Speaking to world leaders, the pope asked, "how can one not express once again the hope that among those who are responsible, everything possible will be done to find peaceful solutions to the many tensions present in the world, particularly in the Middle East, avoiding further sufferings to those peoples who have been so tried? May human solidarity and law prevail!"


THE VATICAN WILL RELEASE a document on family issues sometime in the first few months of 2003, said a December 18 Catholic World News report. The document, issued by the Pontifical Council for the Family, will provide a "critical glossary" of words that lead to confusion in thinking about sexual matters and family life as well as set forth the Church's teaching on artificial birth control, assisted pregnancy, sex education and homosexuality.


THE LOS ANGELES COUNTY sheriff's department and the district attorney's office are investigating allegations of sexual abuse leveled by ten men and women against Jesuit priest Father Jerold Lindner, according to a December 15 Associated Press report. The alleged abuse, which included Lindner's own family members, began in the 1950s, when Lindner was a child, and continued into the 1980s.

The 58-year-old Lindner denies the charges. "I have devoted my life to helping people, and I insist that the accusations against me are not true," he told the December 16 Los Angeles Times. Lindner, who now lives at the Sacred Heart Jesuit Center in the Bay Area, taught English at St. Ignatius High School in San Francisco from 1976 to 1982. He taught at Loyola High School in Los Angeles until 1997.

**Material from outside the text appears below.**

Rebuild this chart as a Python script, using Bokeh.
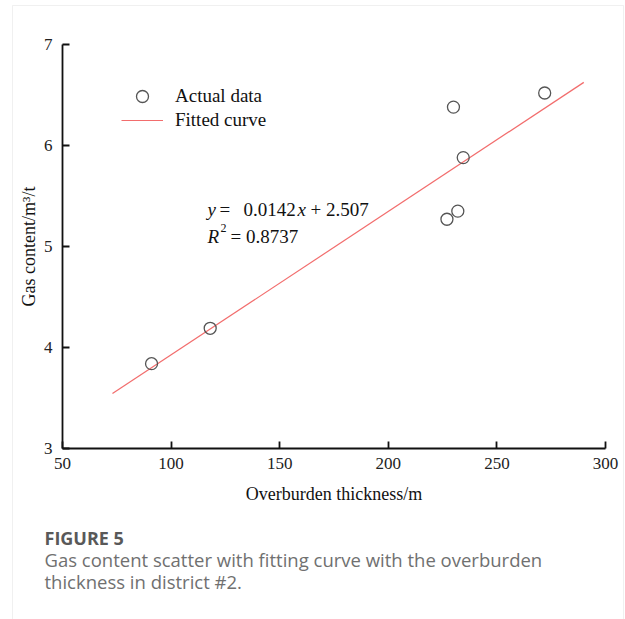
from bokeh.plotting import figure
from bokeh.models import (Range1d, FixedTicker, Label, Legend, LegendItem,
                          BoxAnnotation, ColumnDataSource)
from bokeh.embed import file_html
from bokeh.resources import INLINE

# Measured gas content against overburden thickness (district #2)
thickness = [91, 118, 227, 232, 230, 234.5, 272]
gas_content = [3.84, 4.19, 5.27, 5.35, 6.38, 5.88, 6.52]

# Linear fit y = slope * x + intercept and the span it is drawn over
slope = 0.0142
intercept = 2.507
r_squared = 0.8737
fit_span = [73, 290]

x_ticks = [50, 100, 150, 200, 250, 300]
y_ticks = [3, 4, 5, 6, 7]

SERIF = "Liberation Serif"
SANS = "Open Sans"

W, H = 625, 619
# plot area in canvas pixels: x 50..300 -> 62..605, y 7..3 -> 44..448
PX_L, PX_R, PX_T, PX_B = 62, 605, 44, 448
x_per_px = (300 - 50) / (PX_R - PX_L)
y_per_px = (7 - 3) / (PX_B - PX_T)
x_range = Range1d(50 - PX_L * x_per_px, 300 + (W - PX_R) * x_per_px)
y_range = Range1d(3 - (H - PX_B) * y_per_px, 7 + PX_T * y_per_px)

fit_x = fit_span
fit_y = [slope * v + intercept for v in fit_span]

p = figure(width=W, height=H, output_backend="svg", toolbar_location=None,
           x_range=x_range, y_range=y_range, min_border=0)
p.background_fill_color = "white"
p.border_fill_color = "white"
p.outline_line_color = None
p.xgrid.visible = False
p.ygrid.visible = False

p.xaxis.fixed_location = 3
p.xaxis.bounds = (50, 300)
p.yaxis.fixed_location = 50
p.yaxis.bounds = (3, 7)

for ax, ticks in ((p.xaxis, x_ticks), (p.yaxis, y_ticks)):
    ax.ticker = FixedTicker(ticks=ticks)
    ax.minor_tick_line_color = None
    ax.major_tick_in = 7
    ax.major_tick_out = 0
    ax.axis_line_width = 1.8
    ax.major_tick_line_width = 1.8
    ax.axis_line_color = "#111111"
    ax.major_tick_line_color = "#111111"
    ax.major_label_text_font = SERIF
    ax.major_label_text_font_size = "17px"
    ax.major_label_text_color = "#222222"
    ax.axis_label_text_font = SERIF
    ax.axis_label_text_font_size = "18px"
    ax.axis_label_text_font_style = "normal"
    ax.axis_label_text_color = "#111111"

p.xaxis.axis_label = "Overburden thickness/m"
p.yaxis.axis_label = "Gas content/m\u00b3/t"
p.xaxis.major_label_standoff = 9
p.yaxis.major_label_standoff = 10
p.xaxis.axis_label_standoff = 12
p.yaxis.axis_label_standoff = 2

src = ColumnDataSource(data=dict(x=thickness, y=gas_content))
fit_line = p.line(fit_x, fit_y, line_color="#f26d6d", line_width=1.2)
pts = p.scatter("x", "y", source=src, marker="circle", size=12,
                fill_color=None, line_color="#555555", line_width=1.3)

legend_style = dict(orientation="vertical", glyph_width=42, label_standoff=12,
                    spacing=0, padding=0, margin=0,
                    border_line_alpha=0, background_fill_alpha=0,
                    label_text_font=SERIF, label_text_font_size="19px",
                    label_text_color="#111111")
p.add_layout(Legend(items=[LegendItem(label="Actual data", renderers=[pts])],
                    location=(121, H - 111), glyph_height=30, label_height=30,
                    **legend_style), "center")
p.add_layout(Legend(items=[LegendItem(label="Fitted curve", renderers=[fit_line])],
                    location=(121, H - 131), glyph_height=20, label_height=20,
                    **legend_style), "center")

# Fit equation and goodness of fit
eq_x = 116.8
row1 = 5.37
row2 = 5.10
eq_style = dict(text_font=SERIF, text_color="#111111", text_baseline="alphabetic")
parts = [
    ("y", 0, row1, 0, "italic", "19px"),
    ("=", 12, row1, 0, "normal", "19px"),
    (f"{slope:.4f}", 36, row1, 0, "normal", "19px"),
    ("x", 90, row1, 0, "italic", "19px"),
    (f"+ {intercept:.3f}", 103, row1, 0, "normal", "19px"),
    ("R", 0, row2, 0, "italic", "19px"),
    ("2", 13, row2, 8, "normal", "12px"),
    (f"= {r_squared:.4f}", 23, row2, 0, "normal", "19px"),
]
for txt, dx, yy, dy, style, size in parts:
    p.add_layout(Label(x=eq_x, y=yy, x_offset=dx, y_offset=dy, text=txt,
                       text_font_style=style, text_font_size=size, **eq_style))

# Card frame and figure caption below the chart (canvas pixel units)
p.add_layout(BoxAnnotation(left=12, right=623, top=5, bottom=700,
                           left_units="canvas", right_units="canvas",
                           top_units="canvas", bottom_units="canvas",
                           fill_alpha=0, line_color="#cccccc", line_width=1))

caption = [
    ("FIGURE 5", 537, "bold", "#595959", "18px"),
    ("Gas content scatter with fitting curve with the overburden", 559, "normal", "#707070", "18.5px"),
    ("thickness in district #2.", 581, "normal", "#707070", "18.5px"),
]
for txt, sy, style, color, size in caption:
    p.add_layout(Label(x=44, y=sy, x_units="canvas", y_units="canvas",
                       text=txt, text_font=SANS, text_font_size=size,
                       text_font_style=style, text_color=color,
                       text_baseline="middle"))

open("out.html", "w").write(file_html(p, INLINE))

Accusations against Lindner first surfaced in 1992 and the Jesuits sent him for psychiatric evaluation which, it was claimed, showed that the accusations were not credible. In 1997, two brothers claimed Lindner had molested them in 1975. The Jesuits removed Lindner from teaching at Loyola and, without informing law enforcement authorities of the charges, negotiated a secret $650,000 settlement with the brothers. In November 2002, Loyola administrators sent a letter to students' parents informing them of the allegations against Lindner. So far, say Jesuit superiors, no one from Loyola has come forward charging Lindner of sexual abuse.